Fausse note
Le ciel est bleu, moucheté de quelques nuages blancs
éblouissants. Le soleil se faufile entre les bâtiments. Il fait bon. A l’ombre,
je frissonne un peu, il fait encore frais. Dans l’air, il y a le goût de la
vie. Cette odeur de fraîcheur des premiers jours du printemps a tenu jusqu’en
ce début de Juillet. Qu’à cela ne tienne, j’adore ça.
Sur le parking, une jeune femme se penche, les
mains sur les genoux, le souffle court. Son homme lui caresse doucement le dos,
une valise en bandoulière, une liasse de papiers dans la main. Elle prend une
longue inspiration, se redresse, sourit tant bien que mal et suis son énorme
ventre dans les quelques marches qui l’orientent vers la maternité. Je leur
souris en passant eux qui attendant sagement l’ascenseur après lequel leur vie
va changer. Ils sont jeunes, ils me sourient. Ça doit être le premier. Un jour, ça sera mon tour.
La journée est belle. J’ai le sourire de ce matin collé aux
lèvres, une jolie chanson en tête. Ma candeur de gosse est exaltée par ce temps
idéal, et ma bonne humeur fait sourire, à défaut de miracles, mes patients. Peu de
galères au rendez-vous, quelques beaux instants de complicité en équipe.
Je termine par un appel pour un bout de chou en pédiatrie.
Pas de précision, j'imagine un petit 4 à 8 mois, avec une belle bronchiolite.
Ma collègue parie, elle, sur une crise d’asthme.
La réalité est toute autre. L’enfant, deux ans, est malade
depuis sa naissance. Une vague maladie neurologique dont je n’ai pas retenu le
nom, pas envie peut-être.
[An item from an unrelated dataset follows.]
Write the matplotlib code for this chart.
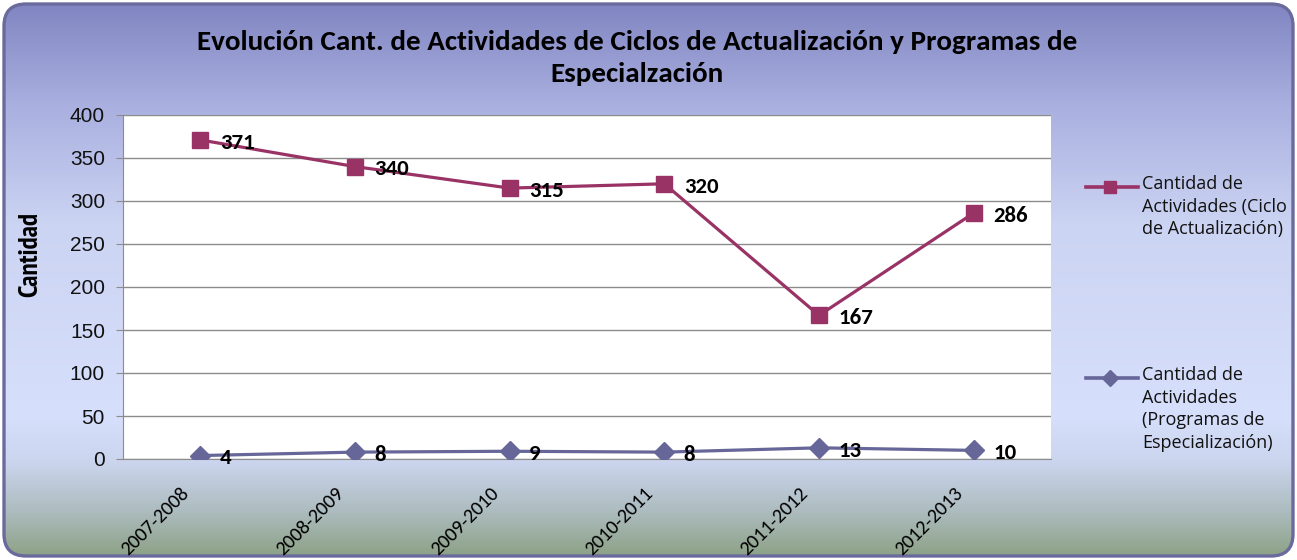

Un regard absent, une motricité faible et discrète
mais de vraies dents de crapules qui auraient garni un sourire de pirate, si
elle avait pu sourire. Et aujourd’hui, une hospitalisation pour explorer une
pathologie respiratoire a priori bénigne.
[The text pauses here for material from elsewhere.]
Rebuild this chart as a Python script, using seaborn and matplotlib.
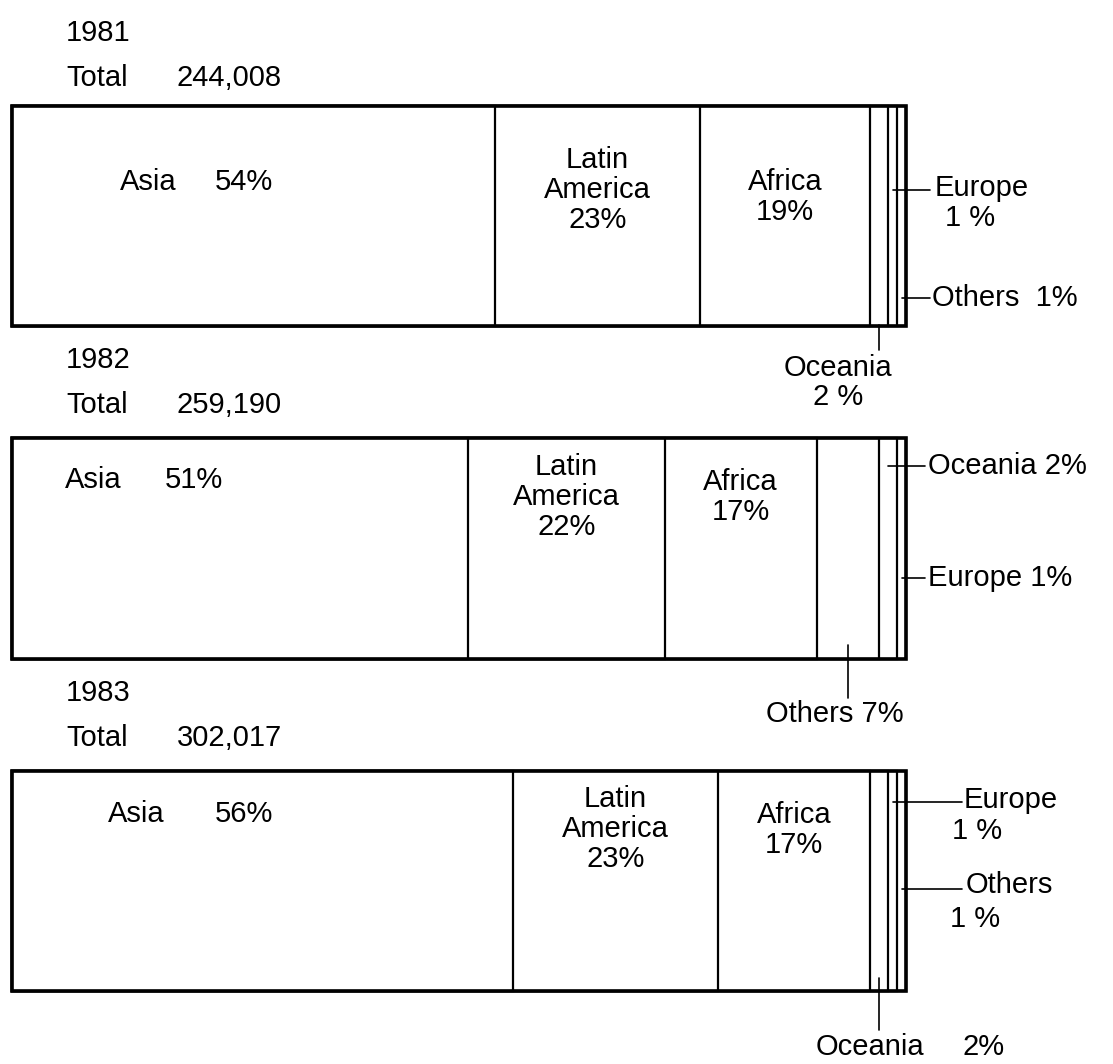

Le pédiatre me remercie de ma séance, me questionne aussi
beaucoup, lui et moi ne comprenons pas certains éléments du bilan, rassurant au
demeurant. Il me regarde d’un air peiné. La pathologie de base est trop grave,
la petite a une espérance de vie en année qui se compte sur les doigts d’une
main, et encore, si tout va bien.
Dans l’escalier où j’ai croisé les futurs parents ce matin,
je refoule quelques larmes. Parce qu’aujourd’hui, quand d’autres se préparaient
à accueillir un premier né, il y a une maman, quelque part qui a habillé une
petite fille au regard vide comme une princesse, qui a soigneusement coupé ses
ongles minuscules et qui l’a emmené, une fois de plus à l’hôpital en espérant
que cette fois ne serait pas encore la dernière. Mais une maman qui sait que sa fille ne fêtera jamais un
anniversaire à deux chiffres.
C'était une belle journée au goût délicat mais un peu amer.